- [WHAT IS ASKED]: Drop the pictures, then extract the listing word for word.

━━━━

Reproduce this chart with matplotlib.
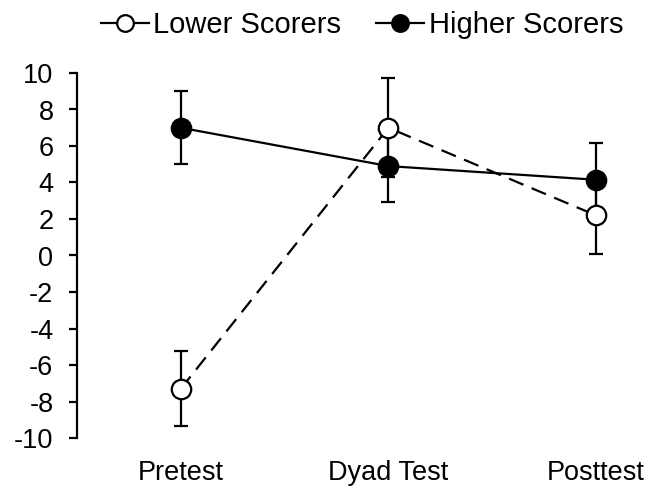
import matplotlib
matplotlib.use("Agg")
import matplotlib.pyplot as plt
from matplotlib.lines import Line2D

plt.rcParams["font.family"] = ["Liberation Sans", "DejaVu Sans"]
plt.rcParams["axes.unicode_minus"] = False

phases = ["Pretest", "Dyad Test", "Posttest"]
lower_mean = [-7.3, 7.0, 2.2]
lower_err = [2.05, 2.7, 2.1]
higher_mean = [7.0, 4.9, 4.15]
higher_err = [2.0, 1.95, 2.0]

fig = plt.figure(figsize=(6.51, 4.90), dpi=100)
ax = fig.add_axes([77 / 651, 52 / 490, 573 / 651, 365 / 490])
x = list(range(len(phases)))

# error bars and connecting lines first, markers on top so bars don't show through
bar_kw = dict(color="black", lw=1.6, ecolor="black", elinewidth=1.6,
              capsize=5, capthick=1.6, marker="none")
ax.errorbar(x, lower_mean, yerr=lower_err, ls=(0, (7, 4)), zorder=2, **bar_kw)
ax.errorbar(x, higher_mean, yerr=higher_err, ls="-", zorder=2, **bar_kw)
ax.plot(x, lower_mean, ls="none", marker="o", ms=14, mfc="white", mec="black",
        mew=1.6, zorder=3)
ax.plot(x, higher_mean, ls="none", marker="o", ms=14, mfc="black", mec="black",
        mew=1.6, zorder=4)

ax.set_ylim(-10, 10)
ax.set_yticks(range(-10, 11, 2))
ax.set_xlim(-0.5, 2.26)
ax.set_xticks(x)
ax.set_xticklabels(phases)
for s in ("top", "right", "bottom"):
    ax.spines[s].set_visible(False)
ax.spines["left"].set_linewidth(1.6)
ax.tick_params(axis="y", labelsize=19.5, width=1.6, length=6, pad=11)
ax.tick_params(axis="x", labelsize=19.5, length=0, pad=16)

handles = [Line2D([0], [0], color="black", lw=1.6, marker="o", ms=12, mfc="white",
                  mec="black", mew=1.6, label="Lower Scorers"),
           Line2D([0], [0], color="black", lw=1.6, marker="o", ms=12, mfc="black",
                  mec="black", mew=1.6, label="Higher Scorers")]
fig.legend(handles=handles, loc="center", bbox_to_anchor=(0.556, 0.949), ncol=2,
           frameon=False, fontsize=21, handlelength=1.65,
           handletextpad=0.15, columnspacing=1.2)

fig.savefig("out.png", dpi=100)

━━━━

- [SOLVED PROBLEM]:
Reproduce this chart with matplotlib.
import matplotlib
matplotlib.use("Agg")
import matplotlib.pyplot as plt
from matplotlib.lines import Line2D

plt.rcParams["font.family"] = ["Liberation Sans", "DejaVu Sans"]
plt.rcParams["axes.unicode_minus"] = False

phases = ["Pretest", "Dyad Test", "Posttest"]
lower_mean = [-7.3, 7.0, 2.2]
lower_err = [2.05, 2.7, 2.1]
higher_mean = [7.0, 4.9, 4.15]
higher_err = [2.0, 1.95, 2.0]

fig = plt.figure(figsize=(6.51, 4.90), dpi=100)
ax = fig.add_axes([77 / 651, 52 / 490, 573 / 651, 365 / 490])
x = list(range(len(phases)))

# error bars and connecting lines first, markers on top so bars don't show through
bar_kw = dict(color="black", lw=1.6, ecolor="black", elinewidth=1.6,
              capsize=5, capthick=1.6, marker="none")
ax.errorbar(x, lower_mean, yerr=lower_err, ls=(0, (7, 4)), zorder=2, **bar_kw)
ax.errorbar(x, higher_mean, yerr=higher_err, ls="-", zorder=2, **bar_kw)
ax.plot(x, lower_mean, ls="none", marker="o", ms=14, mfc="white", mec="black",
        mew=1.6, zorder=3)
ax.plot(x, higher_mean, ls="none", marker="o", ms=14, mfc="black", mec="black",
        mew=1.6, zorder=4)

ax.set_ylim(-10, 10)
ax.set_yticks(range(-10, 11, 2))
ax.set_xlim(-0.5, 2.26)
ax.set_xticks(x)
ax.set_xticklabels(phases)
for s in ("top", "right", "bottom"):
    ax.spines[s].set_visible(False)
ax.spines["left"].set_linewidth(1.6)
ax.tick_params(axis="y", labelsize=19.5, width=1.6, length=6, pad=11)
ax.tick_params(axis="x", labelsize=19.5, length=0, pad=16)

handles = [Line2D([0], [0], color="black", lw=1.6, marker="o", ms=12, mfc="white",
                  mec="black", mew=1.6, label="Lower Scorers"),
           Line2D([0], [0], color="black", lw=1.6, marker="o", ms=12, mfc="black",
                  mec="black", mew=1.6, label="Higher Scorers")]
fig.legend(handles=handles, loc="center", bbox_to_anchor=(0.556, 0.949), ncol=2,
           frameon=False, fontsize=21, handlelength=1.65,
           handletextpad=0.15, columnspacing=1.2)

fig.savefig("out.png", dpi=100)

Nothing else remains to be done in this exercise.